According to an old biography said to have been written by his notary, the monk John, and discovered by Cardinal Mai, he lived in the fifth century and led a monastic life near Alexandria. The fame of his virtues attracted the attention of Cyril, Bishop of Alexandria, who visited him with his clergy, and in 444, when dying, had him elected his successor, and consecrated him bishop, though much against his will. Eusebius displayed great zeal in the exercise of his office and did much good by his preaching. Among those he converted was a certain Alexander, a man of senatorial rank. After having ruled his see for seven or, according to another account, for twenty years, he made Alexander his successor and retired to the desert, whence Cyril had summoned him and there died in the odor of sanctity.

But unfortunately these claims are contradicted by all the other historical sources. Neither the name of Eusebius or his successor Alexander, appears in the list of the occupants of that ancient see. Dioscurus is known as the immediate successor of Cyril. Nor does the style of the homilies seem on the whole in keeping with the age of Cyril. It may be noted also that the biographer of Eusebius expressly states that the Cyril in question is the great opponent of Nestorius.

Various solution of the difficulty have been proposed during the 19th century. Thilo suggested that the authorship of the homilies should be assigned either to a certain monk – one of four brothers of the fifth century, or to a presbyter and court chaplain of Justinian I, who took an active part in the theological strifes of the sixth century. Mai suggested that after the death of Cyril, there were two bishops at Alexandria, Dioscurus, the Monophysite leader, and Eusebius, the head of the Catholic party. In 1969 Leroy and Glorie noted that the style of the homilies is identical to that of the biography by John the Notary, and conclude that John wrote the homilies and Eusebius of Alexandria is a fictional personage.

==Works==

The homilies cover a variety of subjects, and the author is one of the earliest patristic witnesses to the doctrine regarding the descent of Christ into Hell.

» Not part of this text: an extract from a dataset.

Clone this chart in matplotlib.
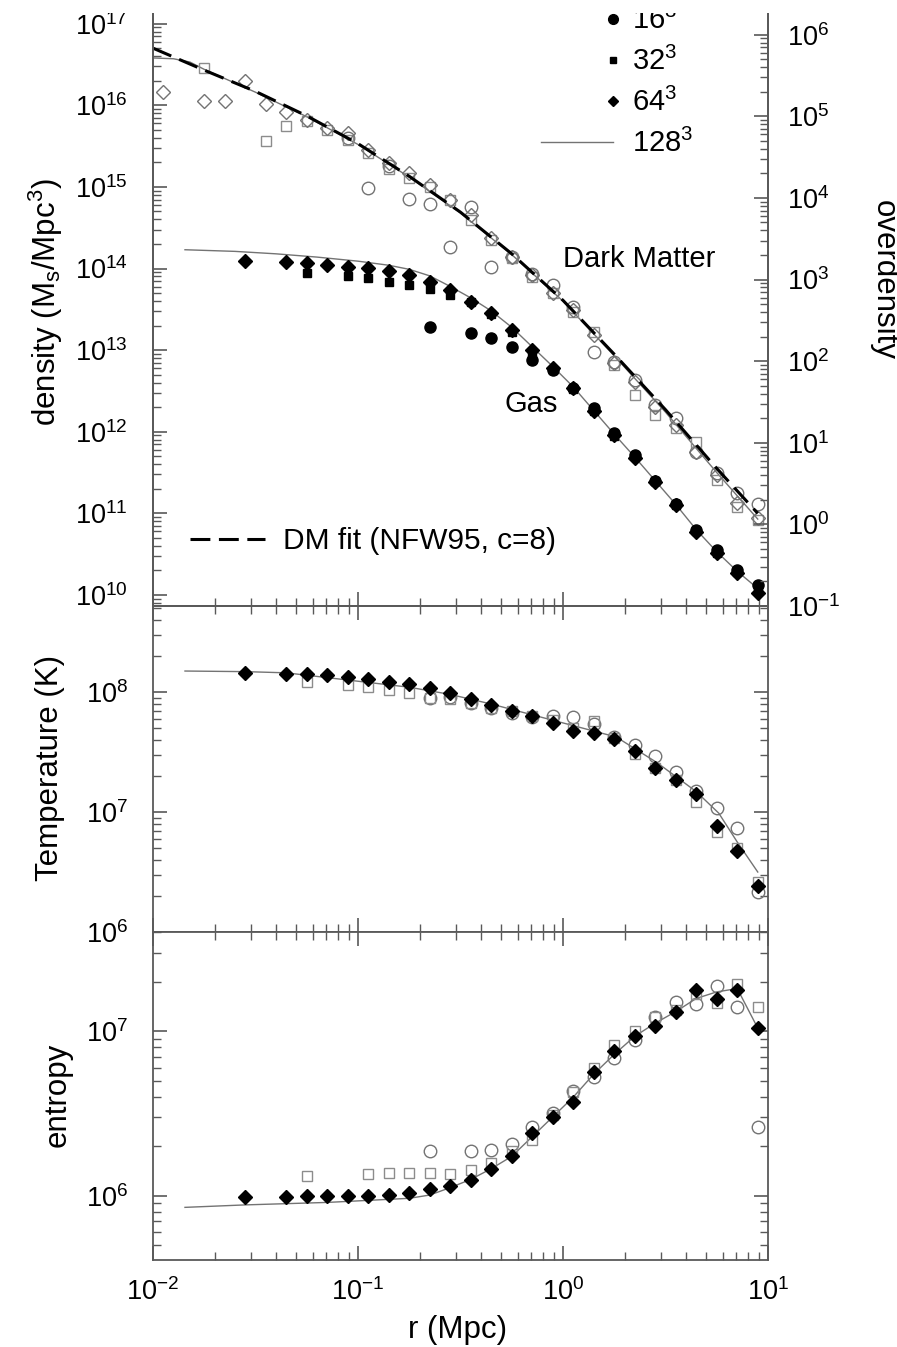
import numpy as np
import matplotlib
matplotlib.use('Agg')
import matplotlib.pyplot as plt
from matplotlib.lines import Line2D
from matplotlib.patches import Rectangle
from matplotlib.ticker import LogLocator, NullFormatter

plt.rcParams['font.family'] = ['Liberation Sans', 'DejaVu Sans']
plt.rcParams['mathtext.fontset'] = 'custom'
plt.rcParams['mathtext.rm'] = 'Liberation Sans'
plt.rcParams['mathtext.it'] = 'Liberation Sans'
plt.rcParams['mathtext.bf'] = 'Liberation Sans:bold'
plt.rcParams['mathtext.default'] = 'regular'

nan = np.nan

# radial bins (Mpc), 0.1 dex wide
r_bins = [0.0112, 0.0141, 0.0178, 0.0224, 0.0282, 0.0355, 0.0447, 0.0562, 0.0708, 0.0891,
          0.112, 0.141, 0.178, 0.224, 0.282, 0.355, 0.447, 0.562, 0.708, 0.891,
          1.12, 1.41, 1.78, 2.24, 2.82, 3.55, 4.47, 5.62, 7.08, 8.91]

# log10 density of dark matter (Ms/Mpc^3)
dm16 = [nan, nan, nan, nan, nan, nan, nan, nan, nan, 15.60,
        14.99, 15.25, 14.85, 14.79, 14.26, 14.75, 14.02, 14.14, 13.93, 13.80,
        13.53, 12.98, 12.85, 12.63, 12.33, 12.17, 11.75, 11.49, 11.25, 11.12]
dm32 = [nan, nan, 16.46, nan, nan, 15.56, 15.75, 15.81, 15.70, 15.58,
        15.42, 15.22, 15.11, 15.00, 14.84, 14.60, 14.35, 14.13, 13.90, 13.70,
        13.47, 13.22, 12.82, 12.45, 12.21, 12.05, 11.875, 11.41, 11.08, 10.92]
dm64 = [16.165, nan, 16.05, 16.05, 16.30, 16.02, 15.92, 15.82, 15.72, 15.66,
        15.45, 15.29, 15.17, 15.02, 14.84, 14.66, 14.375, 14.14, 13.92, 13.70,
        13.49, 13.19, 12.84, 12.61, 12.30, 12.08, 11.75, 11.47, 11.13, 10.94]

# log10 gas density
gas16 = [nan, nan, nan, nan, nan, nan, nan, nan, nan, nan,
         nan, nan, nan, 13.28, nan, 13.21, 13.15, 13.04, 12.88, 12.76,
         12.54, 12.29, 11.99, 11.72, 11.40, 11.12, 10.80, 10.55, 10.31, 10.12]
gas32 = [nan, nan, nan, nan, nan, nan, nan, 13.94, nan, 13.91,
         13.885, 13.84, 13.80, 13.75, 13.68, 13.59, 13.44, 13.22, 12.96, 12.76,
         12.52, 12.25, 11.95, 11.70, 11.40, 11.10, 10.78, 10.52, 10.28, 10.05]
gas64 = [nan, nan, nan, nan, 14.09, nan, 14.08, 14.07, 14.04, 14.02,
         14.01, 13.97, 13.92, 13.84, 13.74, 13.59, 13.46, 13.25, 13.00, 12.78,
         12.53, 12.25, 11.96, 11.68, 11.385, 11.10, 10.77, 10.51, 10.27, 10.02]

# log10 temperature (K)
t16 = [nan, nan, nan, nan, nan, nan, nan, nan, nan, nan,
       nan, nan, nan, 7.95, 7.96, 7.91, 7.87, 7.825, 7.79, 7.80,
       7.79, 7.73, 7.625, 7.56, 7.47, 7.33, 7.175, 7.03, 6.87, 6.33]
t32 = [nan, nan, nan, nan, nan, nan, nan, 8.08, nan, 8.06,
       8.04, 8.02, 7.99, 7.95, 7.94, 7.91, 7.87, 7.84, 7.80, 7.77,
       7.70, 7.76, 7.62, 7.48, 7.37, 7.27, 7.08, 6.83, 6.70, 6.42]
t64 = [nan, nan, nan, nan, 8.158, nan, 8.15, 8.15, 8.14, 8.125,
       8.11, 8.085, 8.065, 8.03, 7.99, 7.94, 7.89, 7.84, 7.80, 7.74,
       7.675, 7.66, 7.61, 7.51, 7.37, 7.27, 7.15, 6.88, 6.675, 6.38]

# log10 entropy
s16 = [nan, nan, nan, nan, nan, nan, nan, nan, nan, nan,
       nan, nan, nan, 6.27, nan, 6.275, 6.28, 6.315, 6.42, 6.505,
       6.635, 6.72, 6.84, 6.95, 7.085, 7.18, 7.165, 7.275, 7.15, 6.42]
s32 = [nan, nan, nan, nan, nan, nan, nan, 6.12, nan, nan,
       6.13, 6.14, 6.14, 6.14, 6.135, 6.16, 6.20, 6.27, 6.34, 6.49,
       6.63, 6.78, 6.92, 7.00, 7.09, 7.13, 7.225, 7.17, 7.29, 7.15]
s64 = [nan, nan, nan, nan, 5.99, nan, 5.995, 6.00, 6.00, 6.00,
       6.00, 6.005, 6.02, 6.04, 6.06, 6.095, 6.165, 6.245, 6.38, 6.48,
       6.57, 6.755, 6.88, 6.97, 7.03, 7.12, 7.25, 7.195, 7.25, 7.02]

# 128^3 profiles and the NFW fit: (log10 r, log10 value)
fit_logr = [-2.0, -1.75, -1.5, -1.25, -1.0, -0.75, -0.5, -0.25, 0.0, 0.25, 0.5, 0.75, 0.95]
fit_dm = [16.70, 16.43, 16.17, 15.87, 15.53, 15.13, 14.69, 14.18, 13.61, 12.95, 12.27, 11.55, 11.0]

dm128_logr = [-2.0, -1.9, -1.82, -1.75, -1.5, -1.25, -1.0, -0.75, -0.5, -0.25, 0.0, 0.25, 0.5, 0.75, 0.95]
dm128 = [16.58, 16.57, 16.53, 16.44, 16.16, 15.86, 15.52, 15.12, 14.68, 14.17, 13.60, 12.93, 12.24, 11.50, 10.93]

gas128_logr = [-1.844, -1.6, -1.4, -1.2, -1.0, -0.85, -0.75, -0.65, -0.55, -0.45, -0.35, -0.25,
               -0.15, -0.05, 0.05, 0.15, 0.25, 0.35, 0.45, 0.55, 0.65, 0.75, 0.85, 0.95]
gas128 = [14.23, 14.21, 14.18, 14.14, 14.09, 14.04, 13.99, 13.91, 13.78, 13.64, 13.48, 13.28,
          13.04, 12.80, 12.55, 12.26, 11.97, 11.69, 11.40, 11.11, 10.80, 10.53, 10.29, 10.08]

t128_logr = [-1.844, -1.55, -1.35, -1.15, -0.95, -0.75, -0.55, -0.35, -0.15, 0.05, 0.26, 0.46,
             0.65, 0.76, 0.85, 0.95]
t128 = [8.175, 8.17, 8.16, 8.12, 8.08, 8.04, 7.98, 7.90, 7.81, 7.72, 7.625, 7.41,
        7.17, 6.99, 6.75, 6.50]

s128_logr = [-1.844, -1.55, -1.15, -0.75, -0.65, -0.55, -0.45, -0.35, -0.25, -0.15, -0.05, 0.05,
             0.15, 0.25, 0.35, 0.45, 0.55, 0.65, 0.75, 0.85, 0.95]
s128 = [5.93, 5.945, 5.96, 5.985, 6.005, 6.05, 6.10, 6.165, 6.24, 6.36, 6.48, 6.60,
        6.74, 6.86, 6.97, 7.05, 7.12, 7.20, 7.24, 7.26, 7.02]

overdensity_offset = 10.865  # log10(density / overdensity)

SPINE = '0.35'
GREY = '0.45'


def p10(a):
    return 10 ** np.asarray(a, dtype=float)


def style_axes(ax, ylo, yhi, xlabels=False):
    ax.set_xscale('log')
    ax.set_yscale('log')
    ax.set_xlim(1e-2, 1e1)
    ax.set_ylim(10 ** ylo, 10 ** yhi)
    for axis in (ax.xaxis, ax.yaxis):
        axis.set_major_locator(LogLocator(base=10, numticks=30))
        axis.set_minor_locator(LogLocator(base=10, subs=np.arange(2, 10), numticks=30))
        axis.set_minor_formatter(NullFormatter())
    ax.tick_params(which='both', direction='in', top=True, right=True, color=SPINE,
                   labelsize=19.5, labelcolor='black')
    ax.tick_params(which='major', length=10, width=1.2)
    ax.tick_params(which='minor', length=6, width=1.0)
    ax.tick_params(axis='y', pad=18)
    ax.tick_params(axis='x', pad=13, labelbottom=xlabels)
    for s in ax.spines.values():
        s.set_color(SPINE)
        s.set_linewidth(1.3)


W, H = 897, 1347
fig = plt.figure(figsize=(W / 100, H / 100), dpi=100)
left, right = 153, 768


def axes_px(top, bottom):
    return fig.add_axes([left / W, 1 - bottom / H, (right - left) / W, (bottom - top) / H])


ax1 = axes_px(0, 606)
ax2 = axes_px(606, 932)
ax3 = axes_px(932, 1260)

r = np.array(r_bins)
open_c = dict(marker='o', ls='none', mfc='none', mec=GREY, mew=1.0, ms=9)
open_s = dict(marker='s', ls='none', mfc='none', mec='0.55', mew=1.0, ms=7)
open_d = dict(marker='D', ls='none', mfc='none', mec=GREY, mew=1.0, ms=7)
fill_c = dict(marker='o', ls='none', color='black', ms=8)
fill_s = dict(marker='s', ls='none', color='black', ms=6)
fill_d = dict(marker='D', ls='none', color='black', ms=7.5)
thin = dict(color=GREY, lw=1.0)

# density panel
style_axes(ax1, 9.865, 17.29)
ax1.spines['top'].set_visible(False)
ax1.tick_params(which='both', top=False, right=False)
ax1.plot(p10(dm128_logr), p10(dm128), **thin)
ax1.plot(p10(gas128_logr), p10(gas128), **thin)
ax1.plot(r, p10(dm16), **open_c)
ax1.plot(r, p10(dm32), **open_s)
ax1.plot(r, p10(dm64), **open_d)
ax1.plot(r, p10(gas16), **fill_c)
ax1.plot(r, p10(gas32), **fill_s)
ax1.plot(r, p10(gas64), **fill_d)
ax1.plot(p10(fit_logr), p10(fit_dm), color='black', lw=2.2, dashes=(6.5, 2.8))

ax1r = ax1.twinx()
ax1r.set_yscale('log')
ax1r.set_ylim(10 ** (9.865 - overdensity_offset), 10 ** (17.29 - overdensity_offset))
ax1r.yaxis.set_major_locator(LogLocator(base=10, numticks=30))
ax1r.yaxis.set_minor_locator(LogLocator(base=10, subs=np.arange(2, 10), numticks=30))
ax1r.yaxis.set_minor_formatter(NullFormatter())
ax1r.tick_params(which='both', direction='in', color=SPINE, labelsize=19.5, pad=14)
ax1r.tick_params(which='major', length=10, width=1.2)
ax1r.tick_params(which='minor', length=6, width=1.0)
for s in ax1r.spines.values():
    s.set_color(SPINE)
    s.set_linewidth(1.3)
ax1r.spines['top'].set_visible(False)

ax1.text(0.667, 0.572, 'Dark Matter', transform=ax1.transAxes, fontsize=21,
         ha='left', va='center')
ax1.text(0.572, 0.333, 'Gas', transform=ax1.transAxes, fontsize=21,
         ha='left', va='center')

# legends
fs = 21
em = fs * 100 / 72
sym_handles = [Line2D([], [], marker='o', ls='none', color='black', ms=7),
               Line2D([], [], marker='s', ls='none', color='black', ms=5),
               Line2D([], [], marker='D', ls='none', color='black', ms=5.5)]
leg1 = ax1.legend(sym_handles, ['16$^3$', '32$^3$', '64$^3$'], loc='upper left',
                  bbox_to_anchor=(607 / W, 1 - 6 / H), bbox_transform=fig.transFigure,
                  frameon=False, fontsize=fs, handlelength=12 / em, handletextpad=13 / em,
                  borderpad=0, borderaxespad=0, labelspacing=0.4)
ax1.add_artist(leg1)
leg2 = ax1.legend([Line2D([], [], **thin)], ['128$^3$'], loc='upper left',
                  bbox_to_anchor=(541 / W, 1 - 129 / H), bbox_transform=fig.transFigure,
                  frameon=False, fontsize=fs, handlelength=72 / em, handletextpad=19 / em,
                  borderpad=0, borderaxespad=0)
ax1.add_artist(leg2)
fit_handle = Line2D([], [], color='black', lw=2.2, dashes=(6.5, 2.8))
ax1.legend([fit_handle], ['DM fit (NFW95, c=8)'], loc='upper left',
           bbox_to_anchor=(190 / W, 1 - 527 / H), bbox_transform=fig.transFigure,
           frameon=False, fontsize=21.5, handlelength=75 / (21.5 * 100 / 72),
           handletextpad=18 / (21.5 * 100 / 72), borderpad=0, borderaxespad=0)

# temperature panel
style_axes(ax2, 6.0, 8.717)
ax2.plot(p10(t128_logr), p10(t128), **thin)
ax2.plot(r, p10(t16), **open_c)
ax2.plot(r, p10(t32), **open_s)
ax2.plot(r, p10(t64), **fill_d)

# entropy panel
style_axes(ax3, 5.61, 7.604, xlabels=True)
ax3.plot(p10(s128_logr), p10(s128), **thin)
ax3.plot(r, p10(s16), **open_c)
ax3.plot(r, p10(s32), **open_s)
ax3.plot(r, p10(s64), **fill_d)

# axis titles
lab = 22.5
fig.text(46 / W, 1 - 302 / H, 'density (M$_s$/Mpc$^3$)', rotation=90, fontsize=lab,
         ha='center', va='center')
fig.text(50 / W, 1 - 768 / H, 'Temperature (K)', rotation=90, fontsize=lab,
         ha='center', va='center')
fig.text(58 / W, 1 - 1095 / H, 'entropy', rotation=90, fontsize=lab,
         ha='center', va='center')
fig.text(884 / W, 1 - 280 / H, 'overdensity', rotation=270, fontsize=lab,
         ha='center', va='center')
fig.text(458 / W, 1 - 1330 / H, 'r (Mpc)', fontsize=lab, ha='center', va='center')

# the original is cut off just above the top panel
fig.patches.append(Rectangle((0, 1 - 13 / H), 1, 13 / H, transform=fig.transFigure,
                             facecolor='white', edgecolor='none', zorder=20))

fig.savefig('out.png', dpi=100)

A list of homilies with the complete text was printed by Mai, and reprinted in Migne. The "Sermo de Confusione Diaboli" was published with an introduction by Rand in "Modern Philology", II, 261.

These homilies attributed to Eusebius of Alexandria enjoyed some renown in the Eastern Church in the sixth and seventh centuries.

The discourses belong probably to the fifth or sixth century, and possibly originated in Alexandria. They deal with the life of Jesus of Nazareth and with questions of ecclesiastical life and practice. Their literary character is not quite clear; while most of them are adapted for public delivery, many are written in the style of ecclesiastical pronouncements.

The homilies were translated into Latin soon after they were written. While this translation does not survive, many of the homilies in the popular 7th century Latin collection of homilies known as Eusebius Gallicanus make identical points in similar language.